» **Exercise goal**
Leaving out the pictures, retype the lines from the beginning of the listing through the line containing "from matplotlib.lines import Line2D".
>> begin
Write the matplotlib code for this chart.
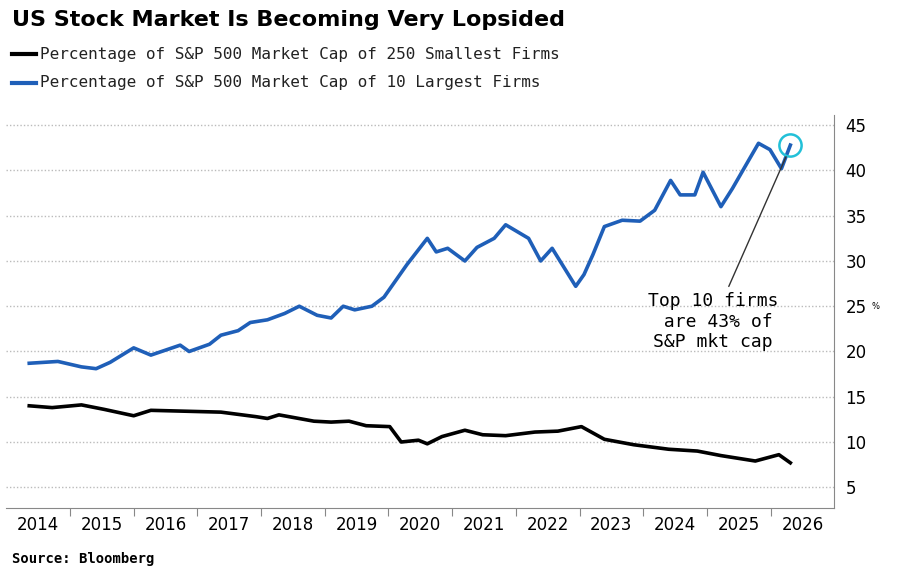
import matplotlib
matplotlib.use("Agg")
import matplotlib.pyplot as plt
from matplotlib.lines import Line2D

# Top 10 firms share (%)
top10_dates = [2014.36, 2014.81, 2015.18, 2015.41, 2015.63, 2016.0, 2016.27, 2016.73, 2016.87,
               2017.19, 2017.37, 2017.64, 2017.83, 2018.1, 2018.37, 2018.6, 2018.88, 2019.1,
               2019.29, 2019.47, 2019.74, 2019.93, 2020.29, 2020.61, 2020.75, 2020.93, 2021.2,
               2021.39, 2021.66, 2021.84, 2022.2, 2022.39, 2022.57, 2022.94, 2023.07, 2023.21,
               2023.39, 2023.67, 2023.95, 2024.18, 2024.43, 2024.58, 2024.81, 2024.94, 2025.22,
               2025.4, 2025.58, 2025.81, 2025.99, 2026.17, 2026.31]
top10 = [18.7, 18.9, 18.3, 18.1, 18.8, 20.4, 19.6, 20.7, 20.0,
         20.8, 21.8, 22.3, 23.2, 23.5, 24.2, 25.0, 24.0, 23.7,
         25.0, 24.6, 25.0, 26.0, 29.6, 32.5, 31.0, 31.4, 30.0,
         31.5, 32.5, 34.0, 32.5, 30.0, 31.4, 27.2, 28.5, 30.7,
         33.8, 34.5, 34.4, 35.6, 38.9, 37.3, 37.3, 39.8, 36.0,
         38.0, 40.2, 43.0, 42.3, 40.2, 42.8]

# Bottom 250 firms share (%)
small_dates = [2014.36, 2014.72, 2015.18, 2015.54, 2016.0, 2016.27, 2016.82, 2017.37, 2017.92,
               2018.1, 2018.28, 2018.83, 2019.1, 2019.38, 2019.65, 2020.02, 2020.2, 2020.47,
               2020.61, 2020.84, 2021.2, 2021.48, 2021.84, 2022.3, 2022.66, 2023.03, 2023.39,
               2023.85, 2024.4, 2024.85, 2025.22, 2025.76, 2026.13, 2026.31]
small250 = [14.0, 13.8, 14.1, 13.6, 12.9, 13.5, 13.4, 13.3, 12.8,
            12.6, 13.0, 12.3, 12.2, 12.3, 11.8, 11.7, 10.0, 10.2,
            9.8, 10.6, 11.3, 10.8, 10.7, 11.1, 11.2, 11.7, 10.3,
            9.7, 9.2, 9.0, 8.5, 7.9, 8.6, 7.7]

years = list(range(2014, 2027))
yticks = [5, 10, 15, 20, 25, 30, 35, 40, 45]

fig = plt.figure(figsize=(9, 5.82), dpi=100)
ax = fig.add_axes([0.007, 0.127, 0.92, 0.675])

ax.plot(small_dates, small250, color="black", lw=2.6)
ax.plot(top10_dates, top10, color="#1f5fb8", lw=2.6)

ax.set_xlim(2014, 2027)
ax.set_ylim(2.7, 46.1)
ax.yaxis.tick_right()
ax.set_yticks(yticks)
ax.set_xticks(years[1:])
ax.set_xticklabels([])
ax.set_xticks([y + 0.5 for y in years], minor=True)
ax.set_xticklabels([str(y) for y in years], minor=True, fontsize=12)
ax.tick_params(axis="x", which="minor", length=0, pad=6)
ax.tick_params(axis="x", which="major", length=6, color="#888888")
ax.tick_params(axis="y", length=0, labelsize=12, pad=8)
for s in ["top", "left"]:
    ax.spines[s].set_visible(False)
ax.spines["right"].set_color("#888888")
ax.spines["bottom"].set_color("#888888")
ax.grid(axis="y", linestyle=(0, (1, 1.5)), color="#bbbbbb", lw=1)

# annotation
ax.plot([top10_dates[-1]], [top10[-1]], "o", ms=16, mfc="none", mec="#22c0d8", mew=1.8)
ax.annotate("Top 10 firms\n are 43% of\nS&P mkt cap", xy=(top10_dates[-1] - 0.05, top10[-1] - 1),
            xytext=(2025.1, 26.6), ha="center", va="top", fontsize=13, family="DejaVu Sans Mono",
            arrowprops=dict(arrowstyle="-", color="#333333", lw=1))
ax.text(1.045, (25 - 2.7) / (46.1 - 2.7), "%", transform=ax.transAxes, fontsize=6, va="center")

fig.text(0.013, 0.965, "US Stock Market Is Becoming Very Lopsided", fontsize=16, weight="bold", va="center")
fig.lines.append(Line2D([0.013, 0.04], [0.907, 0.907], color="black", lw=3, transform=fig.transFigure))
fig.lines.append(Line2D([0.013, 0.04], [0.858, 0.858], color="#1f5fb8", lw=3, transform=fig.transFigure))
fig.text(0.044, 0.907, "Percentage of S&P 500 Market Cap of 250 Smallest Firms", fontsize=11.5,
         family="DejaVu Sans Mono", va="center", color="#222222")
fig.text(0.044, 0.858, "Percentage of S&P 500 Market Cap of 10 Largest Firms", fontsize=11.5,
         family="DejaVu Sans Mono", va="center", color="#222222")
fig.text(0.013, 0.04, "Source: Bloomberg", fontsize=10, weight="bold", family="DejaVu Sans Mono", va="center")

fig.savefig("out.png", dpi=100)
>> end
» **Result below**
Write the matplotlib code for this chart.
import matplotlib
matplotlib.use("Agg")
import matplotlib.pyplot as plt
from matplotlib.lines import Line2D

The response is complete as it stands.